## Information provided:
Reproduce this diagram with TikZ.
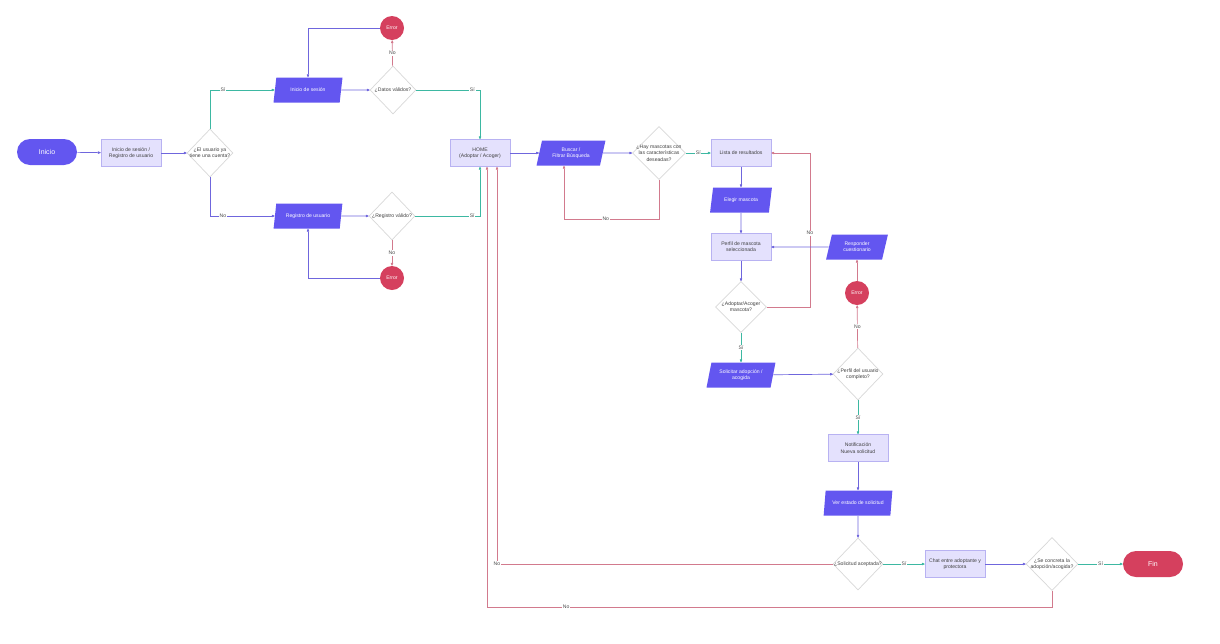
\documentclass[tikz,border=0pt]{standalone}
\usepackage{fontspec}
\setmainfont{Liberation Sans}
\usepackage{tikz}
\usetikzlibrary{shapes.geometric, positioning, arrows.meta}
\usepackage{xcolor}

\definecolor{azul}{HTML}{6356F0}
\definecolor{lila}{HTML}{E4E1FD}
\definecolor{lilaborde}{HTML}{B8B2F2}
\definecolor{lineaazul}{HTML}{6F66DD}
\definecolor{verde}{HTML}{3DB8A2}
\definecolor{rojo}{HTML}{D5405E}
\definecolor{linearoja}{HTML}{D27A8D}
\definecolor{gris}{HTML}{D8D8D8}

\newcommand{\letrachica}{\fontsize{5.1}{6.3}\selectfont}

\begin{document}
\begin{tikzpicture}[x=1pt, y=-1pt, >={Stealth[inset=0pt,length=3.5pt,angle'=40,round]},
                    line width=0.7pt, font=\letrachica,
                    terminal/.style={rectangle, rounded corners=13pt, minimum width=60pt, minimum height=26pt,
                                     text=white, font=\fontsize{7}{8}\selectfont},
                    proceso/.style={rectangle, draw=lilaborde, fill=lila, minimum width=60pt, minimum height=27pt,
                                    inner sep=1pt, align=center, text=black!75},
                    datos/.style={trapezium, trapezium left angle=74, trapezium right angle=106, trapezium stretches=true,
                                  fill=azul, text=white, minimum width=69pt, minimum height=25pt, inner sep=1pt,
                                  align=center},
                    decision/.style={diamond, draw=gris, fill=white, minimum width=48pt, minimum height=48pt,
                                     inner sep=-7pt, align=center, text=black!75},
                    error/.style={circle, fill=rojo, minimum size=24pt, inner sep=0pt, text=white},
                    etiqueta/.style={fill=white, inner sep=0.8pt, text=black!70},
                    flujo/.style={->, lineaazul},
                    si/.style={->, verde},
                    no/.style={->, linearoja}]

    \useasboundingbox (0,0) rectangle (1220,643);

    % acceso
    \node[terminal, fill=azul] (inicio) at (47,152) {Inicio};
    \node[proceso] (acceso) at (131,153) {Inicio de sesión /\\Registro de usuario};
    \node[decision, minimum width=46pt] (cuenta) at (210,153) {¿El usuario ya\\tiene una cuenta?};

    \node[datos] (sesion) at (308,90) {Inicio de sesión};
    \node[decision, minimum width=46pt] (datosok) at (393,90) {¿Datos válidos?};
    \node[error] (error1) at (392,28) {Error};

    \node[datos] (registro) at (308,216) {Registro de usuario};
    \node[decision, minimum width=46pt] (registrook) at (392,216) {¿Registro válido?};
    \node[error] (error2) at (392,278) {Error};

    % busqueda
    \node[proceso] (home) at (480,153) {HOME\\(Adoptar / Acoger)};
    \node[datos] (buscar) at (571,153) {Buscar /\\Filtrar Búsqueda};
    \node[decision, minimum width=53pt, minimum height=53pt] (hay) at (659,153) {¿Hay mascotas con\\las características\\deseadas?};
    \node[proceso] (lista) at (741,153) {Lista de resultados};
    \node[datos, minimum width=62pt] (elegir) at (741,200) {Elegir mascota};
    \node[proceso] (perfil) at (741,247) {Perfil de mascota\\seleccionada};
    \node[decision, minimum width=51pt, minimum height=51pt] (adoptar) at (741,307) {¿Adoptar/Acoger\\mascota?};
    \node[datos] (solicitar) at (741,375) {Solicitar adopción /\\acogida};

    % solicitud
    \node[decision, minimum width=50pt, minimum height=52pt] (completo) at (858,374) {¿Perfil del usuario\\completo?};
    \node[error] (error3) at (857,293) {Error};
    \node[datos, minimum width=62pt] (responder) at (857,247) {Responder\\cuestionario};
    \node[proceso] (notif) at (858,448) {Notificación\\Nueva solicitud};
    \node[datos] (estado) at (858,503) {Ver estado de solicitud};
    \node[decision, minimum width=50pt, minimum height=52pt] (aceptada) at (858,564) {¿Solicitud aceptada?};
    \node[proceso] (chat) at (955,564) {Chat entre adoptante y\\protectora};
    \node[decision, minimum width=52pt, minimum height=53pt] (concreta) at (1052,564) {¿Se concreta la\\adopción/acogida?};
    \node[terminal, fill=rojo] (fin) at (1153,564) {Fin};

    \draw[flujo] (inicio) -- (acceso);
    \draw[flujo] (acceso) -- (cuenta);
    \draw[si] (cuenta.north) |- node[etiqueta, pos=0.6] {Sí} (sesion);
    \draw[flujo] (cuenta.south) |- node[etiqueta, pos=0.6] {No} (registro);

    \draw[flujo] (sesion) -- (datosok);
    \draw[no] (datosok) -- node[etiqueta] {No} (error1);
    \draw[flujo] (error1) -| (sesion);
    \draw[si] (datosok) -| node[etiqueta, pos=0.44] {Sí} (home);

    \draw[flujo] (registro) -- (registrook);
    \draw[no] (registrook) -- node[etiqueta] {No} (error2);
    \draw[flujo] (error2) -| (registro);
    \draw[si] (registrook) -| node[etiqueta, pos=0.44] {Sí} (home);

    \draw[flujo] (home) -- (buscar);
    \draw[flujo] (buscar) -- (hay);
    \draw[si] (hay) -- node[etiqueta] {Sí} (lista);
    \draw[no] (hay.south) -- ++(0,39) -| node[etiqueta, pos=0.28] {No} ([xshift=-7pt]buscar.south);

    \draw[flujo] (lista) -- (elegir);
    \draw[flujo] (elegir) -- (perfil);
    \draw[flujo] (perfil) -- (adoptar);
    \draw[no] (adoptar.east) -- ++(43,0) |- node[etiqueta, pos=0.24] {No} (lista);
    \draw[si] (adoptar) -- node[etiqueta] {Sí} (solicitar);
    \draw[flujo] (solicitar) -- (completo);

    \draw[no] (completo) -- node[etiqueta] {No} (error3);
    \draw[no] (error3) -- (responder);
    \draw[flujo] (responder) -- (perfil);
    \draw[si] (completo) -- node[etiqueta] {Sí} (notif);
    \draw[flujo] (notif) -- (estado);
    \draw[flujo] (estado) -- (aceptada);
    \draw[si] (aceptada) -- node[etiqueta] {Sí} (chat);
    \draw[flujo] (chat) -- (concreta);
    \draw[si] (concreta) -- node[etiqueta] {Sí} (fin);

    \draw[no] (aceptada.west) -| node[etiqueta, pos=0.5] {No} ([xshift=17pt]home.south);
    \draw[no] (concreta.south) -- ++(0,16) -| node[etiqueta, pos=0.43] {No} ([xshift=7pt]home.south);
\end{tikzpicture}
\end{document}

--

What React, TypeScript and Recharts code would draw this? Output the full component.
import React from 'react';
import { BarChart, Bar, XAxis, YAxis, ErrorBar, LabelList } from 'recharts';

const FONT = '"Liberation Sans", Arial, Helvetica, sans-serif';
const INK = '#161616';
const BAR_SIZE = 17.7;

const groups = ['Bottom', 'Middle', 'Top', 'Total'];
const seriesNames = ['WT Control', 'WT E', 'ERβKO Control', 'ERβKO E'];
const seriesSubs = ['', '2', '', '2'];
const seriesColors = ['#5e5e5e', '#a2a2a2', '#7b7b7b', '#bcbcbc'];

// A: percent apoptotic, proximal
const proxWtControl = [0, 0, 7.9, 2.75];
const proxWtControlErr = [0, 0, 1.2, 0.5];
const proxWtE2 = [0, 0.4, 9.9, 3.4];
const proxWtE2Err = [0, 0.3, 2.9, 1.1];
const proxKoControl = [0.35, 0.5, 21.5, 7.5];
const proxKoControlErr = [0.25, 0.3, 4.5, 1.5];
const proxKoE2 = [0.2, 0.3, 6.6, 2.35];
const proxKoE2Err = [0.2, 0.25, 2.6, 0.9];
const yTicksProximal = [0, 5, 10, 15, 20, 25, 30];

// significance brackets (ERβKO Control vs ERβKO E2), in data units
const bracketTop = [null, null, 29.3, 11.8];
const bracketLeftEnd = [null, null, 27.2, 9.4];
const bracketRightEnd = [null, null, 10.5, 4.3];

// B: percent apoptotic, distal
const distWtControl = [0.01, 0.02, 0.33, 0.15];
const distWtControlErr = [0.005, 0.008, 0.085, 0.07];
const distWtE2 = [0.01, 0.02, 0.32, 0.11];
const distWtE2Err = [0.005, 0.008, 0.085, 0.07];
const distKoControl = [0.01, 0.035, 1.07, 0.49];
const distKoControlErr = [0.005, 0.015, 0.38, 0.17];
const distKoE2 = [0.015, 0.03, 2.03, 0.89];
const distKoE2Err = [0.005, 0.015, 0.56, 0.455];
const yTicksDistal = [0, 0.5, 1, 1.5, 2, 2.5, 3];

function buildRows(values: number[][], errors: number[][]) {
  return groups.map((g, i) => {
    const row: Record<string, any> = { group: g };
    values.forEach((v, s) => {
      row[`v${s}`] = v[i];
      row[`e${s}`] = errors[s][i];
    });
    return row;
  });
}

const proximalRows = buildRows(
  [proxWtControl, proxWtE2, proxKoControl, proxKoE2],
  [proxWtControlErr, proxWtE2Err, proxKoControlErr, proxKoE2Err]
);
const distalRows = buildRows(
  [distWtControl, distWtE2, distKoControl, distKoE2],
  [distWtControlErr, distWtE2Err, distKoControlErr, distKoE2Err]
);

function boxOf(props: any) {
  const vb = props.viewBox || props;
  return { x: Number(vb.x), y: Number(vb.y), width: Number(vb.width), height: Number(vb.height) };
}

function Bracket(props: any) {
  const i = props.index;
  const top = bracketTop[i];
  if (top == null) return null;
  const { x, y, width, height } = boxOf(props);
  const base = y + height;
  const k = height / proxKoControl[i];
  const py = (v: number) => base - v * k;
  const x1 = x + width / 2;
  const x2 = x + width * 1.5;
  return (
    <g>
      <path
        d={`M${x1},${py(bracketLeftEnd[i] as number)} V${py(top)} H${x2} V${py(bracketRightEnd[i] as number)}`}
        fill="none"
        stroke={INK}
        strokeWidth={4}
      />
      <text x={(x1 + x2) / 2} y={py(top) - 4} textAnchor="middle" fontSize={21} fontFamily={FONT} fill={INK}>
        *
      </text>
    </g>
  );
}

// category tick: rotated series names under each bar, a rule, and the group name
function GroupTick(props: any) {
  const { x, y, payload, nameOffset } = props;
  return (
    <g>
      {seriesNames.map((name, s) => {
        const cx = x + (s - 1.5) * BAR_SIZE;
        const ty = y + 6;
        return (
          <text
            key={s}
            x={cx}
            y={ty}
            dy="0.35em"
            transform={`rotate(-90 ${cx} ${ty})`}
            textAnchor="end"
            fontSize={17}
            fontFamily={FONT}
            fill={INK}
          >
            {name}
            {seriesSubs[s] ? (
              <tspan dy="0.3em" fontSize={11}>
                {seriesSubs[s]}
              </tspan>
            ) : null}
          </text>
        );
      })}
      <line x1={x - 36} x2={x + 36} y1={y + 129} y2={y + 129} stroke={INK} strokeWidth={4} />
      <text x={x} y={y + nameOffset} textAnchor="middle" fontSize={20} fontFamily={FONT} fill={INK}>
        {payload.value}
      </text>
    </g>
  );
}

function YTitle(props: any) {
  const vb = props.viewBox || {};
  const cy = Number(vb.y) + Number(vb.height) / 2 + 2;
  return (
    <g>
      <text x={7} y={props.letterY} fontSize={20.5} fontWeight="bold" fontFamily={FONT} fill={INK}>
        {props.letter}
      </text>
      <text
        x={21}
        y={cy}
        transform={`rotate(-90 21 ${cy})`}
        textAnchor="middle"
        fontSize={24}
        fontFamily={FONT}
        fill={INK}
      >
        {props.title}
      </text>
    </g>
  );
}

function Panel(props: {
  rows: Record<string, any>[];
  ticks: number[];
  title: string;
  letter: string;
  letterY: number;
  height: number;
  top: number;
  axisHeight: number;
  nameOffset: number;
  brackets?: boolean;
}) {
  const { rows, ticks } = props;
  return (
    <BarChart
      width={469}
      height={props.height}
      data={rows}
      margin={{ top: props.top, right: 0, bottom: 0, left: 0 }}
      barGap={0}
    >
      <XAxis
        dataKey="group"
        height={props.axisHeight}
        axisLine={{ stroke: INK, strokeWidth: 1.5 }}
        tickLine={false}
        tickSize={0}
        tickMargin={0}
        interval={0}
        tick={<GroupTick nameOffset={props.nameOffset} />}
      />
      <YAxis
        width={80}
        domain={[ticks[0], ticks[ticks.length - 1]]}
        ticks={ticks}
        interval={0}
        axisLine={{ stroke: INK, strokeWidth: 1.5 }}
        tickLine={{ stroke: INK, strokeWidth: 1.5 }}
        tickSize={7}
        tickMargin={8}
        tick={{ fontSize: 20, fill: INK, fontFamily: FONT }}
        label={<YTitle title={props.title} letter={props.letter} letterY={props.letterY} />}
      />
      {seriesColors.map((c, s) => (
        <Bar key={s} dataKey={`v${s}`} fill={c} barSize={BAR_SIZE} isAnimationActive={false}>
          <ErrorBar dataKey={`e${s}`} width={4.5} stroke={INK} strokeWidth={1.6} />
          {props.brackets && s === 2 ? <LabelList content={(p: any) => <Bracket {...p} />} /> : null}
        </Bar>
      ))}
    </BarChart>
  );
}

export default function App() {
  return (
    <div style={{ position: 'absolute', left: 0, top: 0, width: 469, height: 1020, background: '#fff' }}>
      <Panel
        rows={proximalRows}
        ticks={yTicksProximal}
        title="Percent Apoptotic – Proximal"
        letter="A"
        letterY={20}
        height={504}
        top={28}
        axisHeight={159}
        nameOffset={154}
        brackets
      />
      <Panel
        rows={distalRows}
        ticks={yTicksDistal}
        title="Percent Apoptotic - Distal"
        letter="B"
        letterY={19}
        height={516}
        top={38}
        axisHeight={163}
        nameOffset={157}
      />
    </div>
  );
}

==

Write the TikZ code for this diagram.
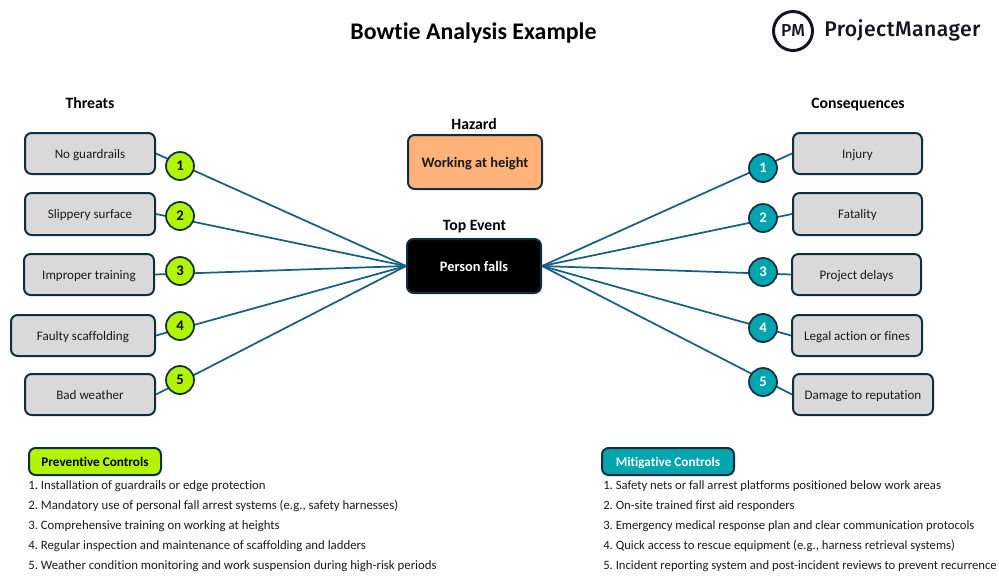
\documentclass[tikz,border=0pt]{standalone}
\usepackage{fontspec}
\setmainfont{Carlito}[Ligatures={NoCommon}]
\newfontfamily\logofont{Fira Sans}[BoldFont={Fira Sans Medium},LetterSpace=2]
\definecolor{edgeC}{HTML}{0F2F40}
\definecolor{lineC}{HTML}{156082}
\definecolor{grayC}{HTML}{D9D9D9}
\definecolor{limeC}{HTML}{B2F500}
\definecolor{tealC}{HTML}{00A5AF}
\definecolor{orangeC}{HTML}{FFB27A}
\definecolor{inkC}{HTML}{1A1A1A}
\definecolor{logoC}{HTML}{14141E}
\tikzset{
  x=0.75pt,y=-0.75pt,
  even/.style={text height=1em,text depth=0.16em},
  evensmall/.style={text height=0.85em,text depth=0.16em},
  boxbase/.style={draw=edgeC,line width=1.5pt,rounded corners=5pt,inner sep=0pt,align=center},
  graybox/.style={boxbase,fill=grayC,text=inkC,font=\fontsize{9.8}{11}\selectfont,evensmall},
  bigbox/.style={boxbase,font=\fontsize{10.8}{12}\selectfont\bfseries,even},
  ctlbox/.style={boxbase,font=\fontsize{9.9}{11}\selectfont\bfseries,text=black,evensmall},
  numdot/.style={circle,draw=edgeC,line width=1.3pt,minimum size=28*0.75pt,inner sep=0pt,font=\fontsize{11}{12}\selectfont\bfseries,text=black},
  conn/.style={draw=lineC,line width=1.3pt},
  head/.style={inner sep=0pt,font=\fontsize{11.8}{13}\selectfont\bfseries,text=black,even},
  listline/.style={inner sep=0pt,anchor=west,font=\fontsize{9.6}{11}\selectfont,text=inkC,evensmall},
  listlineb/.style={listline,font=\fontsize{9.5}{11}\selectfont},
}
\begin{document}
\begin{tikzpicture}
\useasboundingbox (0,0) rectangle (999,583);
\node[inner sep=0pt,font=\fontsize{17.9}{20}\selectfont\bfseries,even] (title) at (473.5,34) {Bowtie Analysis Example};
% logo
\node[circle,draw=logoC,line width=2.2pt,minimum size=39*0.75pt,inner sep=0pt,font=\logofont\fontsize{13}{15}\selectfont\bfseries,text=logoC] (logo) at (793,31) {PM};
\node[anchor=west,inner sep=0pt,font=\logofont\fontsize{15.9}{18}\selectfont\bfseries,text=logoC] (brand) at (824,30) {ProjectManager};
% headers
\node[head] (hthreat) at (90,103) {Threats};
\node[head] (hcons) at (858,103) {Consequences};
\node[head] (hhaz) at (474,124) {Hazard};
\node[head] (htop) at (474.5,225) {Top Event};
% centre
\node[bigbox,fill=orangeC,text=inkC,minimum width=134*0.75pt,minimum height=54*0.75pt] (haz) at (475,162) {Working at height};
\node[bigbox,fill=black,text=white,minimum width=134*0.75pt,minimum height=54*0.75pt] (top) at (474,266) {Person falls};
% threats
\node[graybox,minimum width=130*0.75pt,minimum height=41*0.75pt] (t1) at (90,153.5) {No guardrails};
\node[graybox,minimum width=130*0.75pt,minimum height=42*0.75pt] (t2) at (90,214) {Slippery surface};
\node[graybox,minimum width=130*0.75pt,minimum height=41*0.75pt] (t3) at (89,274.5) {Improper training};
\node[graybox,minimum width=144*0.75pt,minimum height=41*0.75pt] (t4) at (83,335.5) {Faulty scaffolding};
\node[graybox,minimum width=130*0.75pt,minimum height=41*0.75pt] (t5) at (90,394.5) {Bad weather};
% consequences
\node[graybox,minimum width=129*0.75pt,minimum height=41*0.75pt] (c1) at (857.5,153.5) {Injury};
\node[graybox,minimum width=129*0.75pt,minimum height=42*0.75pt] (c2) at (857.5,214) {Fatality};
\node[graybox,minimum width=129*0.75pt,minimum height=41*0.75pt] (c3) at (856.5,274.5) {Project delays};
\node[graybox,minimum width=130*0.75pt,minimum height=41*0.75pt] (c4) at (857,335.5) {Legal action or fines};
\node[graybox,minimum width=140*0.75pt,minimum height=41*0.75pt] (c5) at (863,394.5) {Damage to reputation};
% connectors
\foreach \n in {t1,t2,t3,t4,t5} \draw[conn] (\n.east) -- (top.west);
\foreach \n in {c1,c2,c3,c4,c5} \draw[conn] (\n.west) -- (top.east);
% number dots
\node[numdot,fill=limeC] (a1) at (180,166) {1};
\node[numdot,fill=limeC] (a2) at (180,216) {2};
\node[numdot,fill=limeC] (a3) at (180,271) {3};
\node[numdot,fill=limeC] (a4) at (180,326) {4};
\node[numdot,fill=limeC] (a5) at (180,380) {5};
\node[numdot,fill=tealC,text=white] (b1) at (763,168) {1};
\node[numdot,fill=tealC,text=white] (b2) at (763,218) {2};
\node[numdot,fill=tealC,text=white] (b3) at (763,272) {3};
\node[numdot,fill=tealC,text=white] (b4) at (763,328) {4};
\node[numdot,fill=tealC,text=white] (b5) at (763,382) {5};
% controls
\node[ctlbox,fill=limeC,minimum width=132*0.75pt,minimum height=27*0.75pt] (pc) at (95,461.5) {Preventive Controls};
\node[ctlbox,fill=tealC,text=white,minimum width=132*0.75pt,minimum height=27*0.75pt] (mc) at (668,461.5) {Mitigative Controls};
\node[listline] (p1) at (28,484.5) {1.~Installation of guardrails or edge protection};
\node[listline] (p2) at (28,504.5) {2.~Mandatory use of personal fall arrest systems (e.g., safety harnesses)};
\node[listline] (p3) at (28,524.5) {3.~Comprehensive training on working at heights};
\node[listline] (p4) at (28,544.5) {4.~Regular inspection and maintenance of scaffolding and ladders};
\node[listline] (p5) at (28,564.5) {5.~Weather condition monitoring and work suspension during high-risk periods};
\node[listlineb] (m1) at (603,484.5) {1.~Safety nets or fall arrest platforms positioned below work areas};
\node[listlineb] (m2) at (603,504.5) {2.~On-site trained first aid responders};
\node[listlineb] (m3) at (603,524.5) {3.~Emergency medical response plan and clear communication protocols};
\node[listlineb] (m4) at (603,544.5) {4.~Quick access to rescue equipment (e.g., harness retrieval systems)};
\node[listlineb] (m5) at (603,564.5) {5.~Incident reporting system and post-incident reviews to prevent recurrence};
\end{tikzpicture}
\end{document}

## Goal:
Copy down every line of the material above that includes the string "code".

## Problem solution:
What React, TypeScript and Recharts code would draw this? Output the full component.
Write the TikZ code for this diagram.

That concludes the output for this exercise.